The value of a digital Rand
The point of the project, which is code-named ‘Project Dunbar’, is to create a shared digital currency between the entities involved. It’s not just a digital Rand, then. It’s also a digital dollar (Singaporean and Australian), as well as a digital ringgit — which is what Malaysia’s currency is called. Collectively, these are multiple central bank digital currencies (mCBDCs).
And they’re supposed to make life easier between countries. They do this by allowing “…direct cross-border transactions between financial institutions in different currencies, with the potential to cut costs and increase speed.”

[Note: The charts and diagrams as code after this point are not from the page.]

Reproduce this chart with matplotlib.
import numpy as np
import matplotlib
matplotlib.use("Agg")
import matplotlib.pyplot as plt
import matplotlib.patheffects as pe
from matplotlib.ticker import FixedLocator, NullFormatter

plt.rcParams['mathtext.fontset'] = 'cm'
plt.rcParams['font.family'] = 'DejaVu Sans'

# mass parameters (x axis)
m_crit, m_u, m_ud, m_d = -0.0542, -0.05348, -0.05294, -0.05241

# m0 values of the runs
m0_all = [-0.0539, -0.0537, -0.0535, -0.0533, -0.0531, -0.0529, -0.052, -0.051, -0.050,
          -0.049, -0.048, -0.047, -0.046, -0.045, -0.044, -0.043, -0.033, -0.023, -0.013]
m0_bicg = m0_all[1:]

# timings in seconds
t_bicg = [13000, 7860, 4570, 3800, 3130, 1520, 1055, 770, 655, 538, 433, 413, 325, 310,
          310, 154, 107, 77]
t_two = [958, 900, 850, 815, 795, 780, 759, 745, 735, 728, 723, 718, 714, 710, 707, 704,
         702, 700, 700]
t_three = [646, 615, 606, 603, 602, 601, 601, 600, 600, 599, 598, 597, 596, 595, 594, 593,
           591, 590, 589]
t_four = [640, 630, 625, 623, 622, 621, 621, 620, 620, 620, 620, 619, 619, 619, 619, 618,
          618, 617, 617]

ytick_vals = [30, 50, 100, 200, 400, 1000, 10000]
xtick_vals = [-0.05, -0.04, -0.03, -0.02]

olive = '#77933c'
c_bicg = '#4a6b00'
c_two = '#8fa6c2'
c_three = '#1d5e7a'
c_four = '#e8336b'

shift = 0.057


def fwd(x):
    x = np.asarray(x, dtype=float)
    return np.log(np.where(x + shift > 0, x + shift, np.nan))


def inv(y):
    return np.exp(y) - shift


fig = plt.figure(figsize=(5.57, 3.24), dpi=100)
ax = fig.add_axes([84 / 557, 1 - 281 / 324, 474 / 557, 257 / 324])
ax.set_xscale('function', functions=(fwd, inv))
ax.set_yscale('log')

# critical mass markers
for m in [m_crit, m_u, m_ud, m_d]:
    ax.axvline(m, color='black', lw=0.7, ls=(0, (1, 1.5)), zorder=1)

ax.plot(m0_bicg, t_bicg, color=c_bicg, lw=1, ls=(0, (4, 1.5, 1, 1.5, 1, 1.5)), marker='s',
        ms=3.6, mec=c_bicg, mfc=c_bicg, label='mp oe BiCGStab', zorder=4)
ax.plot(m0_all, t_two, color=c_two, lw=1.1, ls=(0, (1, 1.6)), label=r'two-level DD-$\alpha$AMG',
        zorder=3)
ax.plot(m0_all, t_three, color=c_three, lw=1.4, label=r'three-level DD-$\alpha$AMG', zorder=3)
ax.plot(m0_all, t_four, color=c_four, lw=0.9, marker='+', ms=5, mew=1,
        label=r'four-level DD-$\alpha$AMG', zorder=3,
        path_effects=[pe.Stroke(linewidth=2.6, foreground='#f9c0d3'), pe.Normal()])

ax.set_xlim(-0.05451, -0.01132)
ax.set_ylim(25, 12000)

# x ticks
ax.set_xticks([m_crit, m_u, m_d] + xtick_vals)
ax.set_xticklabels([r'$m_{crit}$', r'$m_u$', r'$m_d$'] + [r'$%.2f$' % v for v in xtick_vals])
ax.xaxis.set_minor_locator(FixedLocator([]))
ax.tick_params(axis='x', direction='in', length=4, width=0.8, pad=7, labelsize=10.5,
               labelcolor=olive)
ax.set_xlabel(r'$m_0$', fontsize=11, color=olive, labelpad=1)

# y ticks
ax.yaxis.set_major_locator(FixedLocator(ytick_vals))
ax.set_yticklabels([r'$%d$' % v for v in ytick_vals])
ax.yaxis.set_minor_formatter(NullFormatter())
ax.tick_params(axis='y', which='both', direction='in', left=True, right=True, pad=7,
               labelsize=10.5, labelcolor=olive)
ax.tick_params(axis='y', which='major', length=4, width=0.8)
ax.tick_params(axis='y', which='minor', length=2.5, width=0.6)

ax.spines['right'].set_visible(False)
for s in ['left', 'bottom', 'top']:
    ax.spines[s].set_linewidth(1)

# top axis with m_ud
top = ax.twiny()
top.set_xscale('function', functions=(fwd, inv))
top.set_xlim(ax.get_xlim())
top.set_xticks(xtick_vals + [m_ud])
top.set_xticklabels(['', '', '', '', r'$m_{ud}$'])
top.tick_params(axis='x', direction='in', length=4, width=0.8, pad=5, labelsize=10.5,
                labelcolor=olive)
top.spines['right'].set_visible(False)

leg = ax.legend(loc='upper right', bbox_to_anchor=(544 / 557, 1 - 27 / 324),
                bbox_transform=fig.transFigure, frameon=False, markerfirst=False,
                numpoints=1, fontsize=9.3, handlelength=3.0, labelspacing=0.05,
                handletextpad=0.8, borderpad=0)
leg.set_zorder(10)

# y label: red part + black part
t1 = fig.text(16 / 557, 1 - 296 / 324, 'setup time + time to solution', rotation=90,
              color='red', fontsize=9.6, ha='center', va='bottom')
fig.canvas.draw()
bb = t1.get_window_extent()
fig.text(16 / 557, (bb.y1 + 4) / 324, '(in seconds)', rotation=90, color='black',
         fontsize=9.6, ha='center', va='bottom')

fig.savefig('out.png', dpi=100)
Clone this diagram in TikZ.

The project has so far developed two prototypes, but mostly it has identified challenges to implementing digital currencies. These were published in a report which is a little… heavy for a Tuesday morning. The gist is that digital currencies, at least on an international level, will work best across similar regions. The development of multiple payment solutions is the most likely outcome.
Banking on the future
Rashad Cassim, deputy governor of the SARB, said, “Even though multi-CBDC exploration is in its infancy, Project Dunbar highlights the possibilities of using multiple CBDCs issued on a shared platform for international settlement. While many unknowns remain, and a number of areas still require further investigation, it is only through our collective understanding and journeying together that we can meaningfully contribute to the G20 roadmap for enhancing cross-border payments.”
Project Dunbar is ongoing, and still experimental. Whether South Africans end up with a stablecoin in the form of a digital Rand is still uncertain. It’ll probably turn up first in international commerce before landing in the hands of everyday people. Because the banks will want to be sure how it works (and how best to exploit it) before turning it out on the common folk. Naturally.